29.05.2024
Terzo del continente per le riserve di gas dopo Nigeria e Algeria, il Mozambico continua a essere vittima delle sue abbondanze. Con il tempo la sua ricchezza si è trasformata in un elemento di disuguaglianza che alimenta la guerra civile. Cosa nasconde questo vortice di violenza che sentiamo l’obbligo di fermare? Approfondimenti e cronaca.
Dal punto di vista delle risorse naturali, il Mozambico è certamente un Paese ricco, terzo nel continente per riserve di gas dopo Nigeria e Algeria. Un’abbondanza, questa, che ha attirato l’interesse di molte multinazionali energetiche, ma che si intreccia pericolosamente con i conflitti interni e ha un risvolto umano non trascurabile: lo sfruttamento delle risorse sta portando a un’escalation di violenza e guerra civile nella zona settentrionale del Paese, generando migliaia di morti.
Negli ultimi anni, il Mozambico è infatti devastato da un conflitto che, sebbene venga descritto come una lotta contro il terrorismo islamico, nasconde una guerra civile. E l’attacco a Macomia, che ha visto i jihadisti riprendere a colpire i centri urbani dopo un periodo di relativa calma, ha segnato un punto di svolta in questo scenario, riportando la guerriglia su scala regionale.
Ma come si intrecciano le due vicende? Per comprendere a fondo la dinamica, è necessario fare un salto indietro nel tempo, a quando i potenti del Sud del Paese si sono impossessati del controllo delle risorse del Nord, lasciando la gioventù locale senza prospettive. Un vuoto, questo, che è stato riempito da un’insurrezione scoppiata nel 2017, che nel giro di 3 anni ha portato il gruppo di Al-Shabaab a conquistare Mocimboa da Praia e Palma.

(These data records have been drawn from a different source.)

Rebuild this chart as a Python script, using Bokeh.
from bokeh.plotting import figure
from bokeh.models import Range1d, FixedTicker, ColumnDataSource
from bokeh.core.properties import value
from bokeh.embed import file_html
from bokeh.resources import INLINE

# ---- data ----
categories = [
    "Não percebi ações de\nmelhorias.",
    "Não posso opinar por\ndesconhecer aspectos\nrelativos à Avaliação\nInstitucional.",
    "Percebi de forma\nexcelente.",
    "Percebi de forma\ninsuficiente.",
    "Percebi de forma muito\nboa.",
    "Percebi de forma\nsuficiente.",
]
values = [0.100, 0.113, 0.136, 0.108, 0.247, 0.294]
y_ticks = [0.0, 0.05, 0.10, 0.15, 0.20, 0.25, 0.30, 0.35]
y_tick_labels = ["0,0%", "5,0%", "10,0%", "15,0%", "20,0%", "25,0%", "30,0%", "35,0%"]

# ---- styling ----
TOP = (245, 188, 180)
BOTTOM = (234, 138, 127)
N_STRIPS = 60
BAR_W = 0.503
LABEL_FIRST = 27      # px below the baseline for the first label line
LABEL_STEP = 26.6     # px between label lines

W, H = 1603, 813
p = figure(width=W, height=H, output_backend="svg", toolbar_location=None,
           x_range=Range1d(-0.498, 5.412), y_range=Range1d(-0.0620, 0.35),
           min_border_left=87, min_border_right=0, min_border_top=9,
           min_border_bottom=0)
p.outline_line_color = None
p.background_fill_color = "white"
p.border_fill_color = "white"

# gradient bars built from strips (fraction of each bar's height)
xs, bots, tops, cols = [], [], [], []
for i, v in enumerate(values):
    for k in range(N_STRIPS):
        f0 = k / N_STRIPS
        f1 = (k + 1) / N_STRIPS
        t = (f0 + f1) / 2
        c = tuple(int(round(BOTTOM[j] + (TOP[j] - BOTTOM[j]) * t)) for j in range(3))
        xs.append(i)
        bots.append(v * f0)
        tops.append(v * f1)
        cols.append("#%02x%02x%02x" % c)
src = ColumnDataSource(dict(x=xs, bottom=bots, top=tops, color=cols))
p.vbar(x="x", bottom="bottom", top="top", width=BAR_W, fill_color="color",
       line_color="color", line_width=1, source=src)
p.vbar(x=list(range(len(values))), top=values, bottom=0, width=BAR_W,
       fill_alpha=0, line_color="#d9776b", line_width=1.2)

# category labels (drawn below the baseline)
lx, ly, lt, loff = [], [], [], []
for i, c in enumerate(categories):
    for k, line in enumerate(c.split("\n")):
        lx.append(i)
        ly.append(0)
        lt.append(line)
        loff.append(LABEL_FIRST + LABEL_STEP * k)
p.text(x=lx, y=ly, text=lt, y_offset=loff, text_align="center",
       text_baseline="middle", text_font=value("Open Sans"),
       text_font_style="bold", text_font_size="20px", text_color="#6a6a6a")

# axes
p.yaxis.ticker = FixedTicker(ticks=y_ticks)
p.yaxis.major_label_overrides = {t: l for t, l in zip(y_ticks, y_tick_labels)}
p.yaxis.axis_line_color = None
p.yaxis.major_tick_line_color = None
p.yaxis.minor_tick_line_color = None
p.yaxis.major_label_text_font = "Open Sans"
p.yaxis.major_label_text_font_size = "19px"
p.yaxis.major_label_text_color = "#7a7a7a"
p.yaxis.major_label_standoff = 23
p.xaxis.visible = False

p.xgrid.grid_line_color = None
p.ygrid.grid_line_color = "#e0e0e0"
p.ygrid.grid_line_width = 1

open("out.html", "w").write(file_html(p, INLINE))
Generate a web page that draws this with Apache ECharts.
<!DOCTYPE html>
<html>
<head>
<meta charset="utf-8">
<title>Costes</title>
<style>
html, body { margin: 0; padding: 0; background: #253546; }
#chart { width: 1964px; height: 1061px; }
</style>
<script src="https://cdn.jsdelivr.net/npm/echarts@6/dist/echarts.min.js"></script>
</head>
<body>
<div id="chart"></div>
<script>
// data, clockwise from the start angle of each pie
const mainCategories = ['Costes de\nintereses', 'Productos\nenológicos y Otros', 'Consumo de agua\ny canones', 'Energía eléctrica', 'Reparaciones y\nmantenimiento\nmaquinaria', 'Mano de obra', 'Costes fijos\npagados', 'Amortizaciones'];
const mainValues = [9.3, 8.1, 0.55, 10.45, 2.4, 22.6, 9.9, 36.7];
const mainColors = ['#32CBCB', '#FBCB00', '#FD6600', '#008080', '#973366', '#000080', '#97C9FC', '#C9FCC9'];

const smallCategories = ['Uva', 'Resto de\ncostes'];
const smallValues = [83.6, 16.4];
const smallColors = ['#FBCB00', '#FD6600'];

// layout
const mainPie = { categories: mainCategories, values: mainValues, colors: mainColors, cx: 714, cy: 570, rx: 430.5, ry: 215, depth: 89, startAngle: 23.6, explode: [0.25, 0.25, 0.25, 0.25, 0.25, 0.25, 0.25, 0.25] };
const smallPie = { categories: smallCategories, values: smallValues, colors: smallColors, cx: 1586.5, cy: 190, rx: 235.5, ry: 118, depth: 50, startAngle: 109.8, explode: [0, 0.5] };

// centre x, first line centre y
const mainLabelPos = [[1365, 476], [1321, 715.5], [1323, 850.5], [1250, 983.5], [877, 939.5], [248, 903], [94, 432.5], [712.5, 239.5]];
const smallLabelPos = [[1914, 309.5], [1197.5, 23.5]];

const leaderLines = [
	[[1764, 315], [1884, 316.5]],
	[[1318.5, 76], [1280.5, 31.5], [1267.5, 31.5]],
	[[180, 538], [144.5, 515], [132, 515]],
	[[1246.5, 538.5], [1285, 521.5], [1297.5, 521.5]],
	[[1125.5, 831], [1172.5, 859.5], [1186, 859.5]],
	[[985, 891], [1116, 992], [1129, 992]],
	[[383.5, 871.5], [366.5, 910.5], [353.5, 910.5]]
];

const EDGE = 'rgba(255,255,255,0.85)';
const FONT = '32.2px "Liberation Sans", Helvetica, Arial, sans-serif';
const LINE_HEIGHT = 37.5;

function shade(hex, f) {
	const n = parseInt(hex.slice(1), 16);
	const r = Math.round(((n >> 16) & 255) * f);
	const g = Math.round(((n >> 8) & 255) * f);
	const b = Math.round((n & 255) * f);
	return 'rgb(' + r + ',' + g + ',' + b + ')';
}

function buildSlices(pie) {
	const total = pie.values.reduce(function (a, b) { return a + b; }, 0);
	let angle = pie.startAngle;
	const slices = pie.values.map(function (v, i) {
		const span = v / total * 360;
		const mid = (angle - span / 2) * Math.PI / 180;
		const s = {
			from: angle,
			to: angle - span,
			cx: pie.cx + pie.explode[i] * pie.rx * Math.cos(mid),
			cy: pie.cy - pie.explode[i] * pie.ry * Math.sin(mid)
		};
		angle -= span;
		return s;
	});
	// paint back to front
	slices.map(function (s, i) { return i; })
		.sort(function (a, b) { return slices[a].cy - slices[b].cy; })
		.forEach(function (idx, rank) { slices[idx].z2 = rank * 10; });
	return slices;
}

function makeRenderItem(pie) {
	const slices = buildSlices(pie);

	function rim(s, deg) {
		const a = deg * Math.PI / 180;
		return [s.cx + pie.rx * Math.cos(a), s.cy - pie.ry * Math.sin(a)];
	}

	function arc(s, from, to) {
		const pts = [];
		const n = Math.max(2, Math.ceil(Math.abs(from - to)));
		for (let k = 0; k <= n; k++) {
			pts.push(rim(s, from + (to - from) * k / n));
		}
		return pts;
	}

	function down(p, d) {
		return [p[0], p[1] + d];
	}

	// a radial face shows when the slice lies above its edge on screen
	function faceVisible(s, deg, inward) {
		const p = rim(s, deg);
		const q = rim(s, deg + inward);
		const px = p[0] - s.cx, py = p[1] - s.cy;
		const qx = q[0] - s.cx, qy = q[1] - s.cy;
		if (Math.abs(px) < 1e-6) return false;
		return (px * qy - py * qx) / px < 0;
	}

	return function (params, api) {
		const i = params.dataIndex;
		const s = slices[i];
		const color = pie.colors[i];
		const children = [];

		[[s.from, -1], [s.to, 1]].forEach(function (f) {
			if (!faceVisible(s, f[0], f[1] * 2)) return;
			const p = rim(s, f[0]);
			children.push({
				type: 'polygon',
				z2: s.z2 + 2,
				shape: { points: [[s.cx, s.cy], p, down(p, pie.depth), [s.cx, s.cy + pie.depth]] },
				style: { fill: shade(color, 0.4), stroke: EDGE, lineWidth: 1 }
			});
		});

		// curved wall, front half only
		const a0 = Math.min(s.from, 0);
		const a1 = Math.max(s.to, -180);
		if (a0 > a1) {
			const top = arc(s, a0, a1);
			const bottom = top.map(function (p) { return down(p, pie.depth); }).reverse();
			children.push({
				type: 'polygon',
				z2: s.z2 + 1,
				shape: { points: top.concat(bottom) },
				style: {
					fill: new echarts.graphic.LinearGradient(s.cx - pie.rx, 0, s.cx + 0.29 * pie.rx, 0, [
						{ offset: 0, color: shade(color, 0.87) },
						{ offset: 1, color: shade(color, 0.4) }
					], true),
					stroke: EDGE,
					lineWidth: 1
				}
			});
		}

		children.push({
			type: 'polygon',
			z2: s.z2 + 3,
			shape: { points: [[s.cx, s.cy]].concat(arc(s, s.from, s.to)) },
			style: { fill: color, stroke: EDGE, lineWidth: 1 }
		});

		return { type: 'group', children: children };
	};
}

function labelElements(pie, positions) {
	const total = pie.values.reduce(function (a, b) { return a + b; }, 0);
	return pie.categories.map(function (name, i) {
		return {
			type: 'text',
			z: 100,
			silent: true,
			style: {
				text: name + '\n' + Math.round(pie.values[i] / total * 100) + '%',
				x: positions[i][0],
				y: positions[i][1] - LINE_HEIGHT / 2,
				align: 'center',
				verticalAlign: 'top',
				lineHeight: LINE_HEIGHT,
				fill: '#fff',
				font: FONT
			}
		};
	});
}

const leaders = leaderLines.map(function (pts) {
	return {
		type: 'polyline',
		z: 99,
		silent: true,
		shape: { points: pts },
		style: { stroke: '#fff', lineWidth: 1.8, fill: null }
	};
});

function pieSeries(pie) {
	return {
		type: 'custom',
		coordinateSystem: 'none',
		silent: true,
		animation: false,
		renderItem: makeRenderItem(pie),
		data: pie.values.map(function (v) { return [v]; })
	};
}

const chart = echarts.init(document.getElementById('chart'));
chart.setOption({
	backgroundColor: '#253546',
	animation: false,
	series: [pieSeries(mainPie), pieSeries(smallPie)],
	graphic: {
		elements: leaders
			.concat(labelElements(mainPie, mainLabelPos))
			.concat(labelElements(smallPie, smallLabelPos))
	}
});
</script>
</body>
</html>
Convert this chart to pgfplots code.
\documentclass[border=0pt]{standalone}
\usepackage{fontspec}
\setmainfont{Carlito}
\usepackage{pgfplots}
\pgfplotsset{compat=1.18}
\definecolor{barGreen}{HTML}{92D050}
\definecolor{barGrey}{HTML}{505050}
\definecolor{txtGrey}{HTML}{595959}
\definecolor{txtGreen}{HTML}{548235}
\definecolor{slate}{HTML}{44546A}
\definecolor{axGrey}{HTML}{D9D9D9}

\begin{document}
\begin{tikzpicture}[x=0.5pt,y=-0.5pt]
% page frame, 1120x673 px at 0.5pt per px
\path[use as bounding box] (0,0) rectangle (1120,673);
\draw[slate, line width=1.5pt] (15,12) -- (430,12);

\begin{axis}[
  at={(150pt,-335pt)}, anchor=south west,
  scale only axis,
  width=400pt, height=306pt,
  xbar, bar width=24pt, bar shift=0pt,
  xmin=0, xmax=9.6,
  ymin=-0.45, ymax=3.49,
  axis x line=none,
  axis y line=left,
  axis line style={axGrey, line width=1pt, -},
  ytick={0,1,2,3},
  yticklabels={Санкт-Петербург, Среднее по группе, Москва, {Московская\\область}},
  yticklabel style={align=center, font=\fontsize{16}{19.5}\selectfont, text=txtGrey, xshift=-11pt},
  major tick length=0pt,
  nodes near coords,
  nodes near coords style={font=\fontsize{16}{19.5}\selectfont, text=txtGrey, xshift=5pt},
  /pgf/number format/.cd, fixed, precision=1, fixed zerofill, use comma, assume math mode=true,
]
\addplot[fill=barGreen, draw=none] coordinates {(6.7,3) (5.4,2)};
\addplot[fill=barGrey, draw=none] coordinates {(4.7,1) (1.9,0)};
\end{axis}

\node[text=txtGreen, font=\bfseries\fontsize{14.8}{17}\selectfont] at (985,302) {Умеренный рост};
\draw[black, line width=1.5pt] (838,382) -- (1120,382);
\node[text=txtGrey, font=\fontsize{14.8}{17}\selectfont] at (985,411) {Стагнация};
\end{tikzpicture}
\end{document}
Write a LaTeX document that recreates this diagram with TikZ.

Ma il 2017 è anche l’anno in cui le principali compagnie energetiche hanno firmato i contratti per l’estrazione di gas con il governo mozambicano. Dunque, pur non essendo la causa diretta del conflitto, l’industria dei combustibili fossili ha accelerato il disfacimento sociale della regione: a evidenziarlo era già stato un rapporto sui diritti umani pubblicato da TotalEnergies nel 2024, che aveva messo in luce come la frustrazione delle comunità locali, aggravata dall’espansione dell’industria estrattiva, stesse alimentando l’insurrezione.
E adesso che il conflitto si sta inasprendo, con la città di Cabo Delgado che a inizio maggio è stata presa d’assalto da un gruppo armato legato allo Stato islamico, il rischio è che anche i siti d’estrazione possano diventare bersagli di attacchi terroristici. Una situazione, questa, che sottolinea la necessità di affrontare le radici sociali del conflitto: il Mozambico, attualmente, si trova a un bivio, con la ricchezza delle sue risorse naturali che rappresenta un’opportunità economica significativa ma che con la mancanza di una gestione equa e sostenibile sta accelerando la guerra civile in corso. E senza un intervento mirato che risolva le disuguaglianze sociali, l’estrazione delle risorse continuerà ad essere una scintilla che accende la guerra.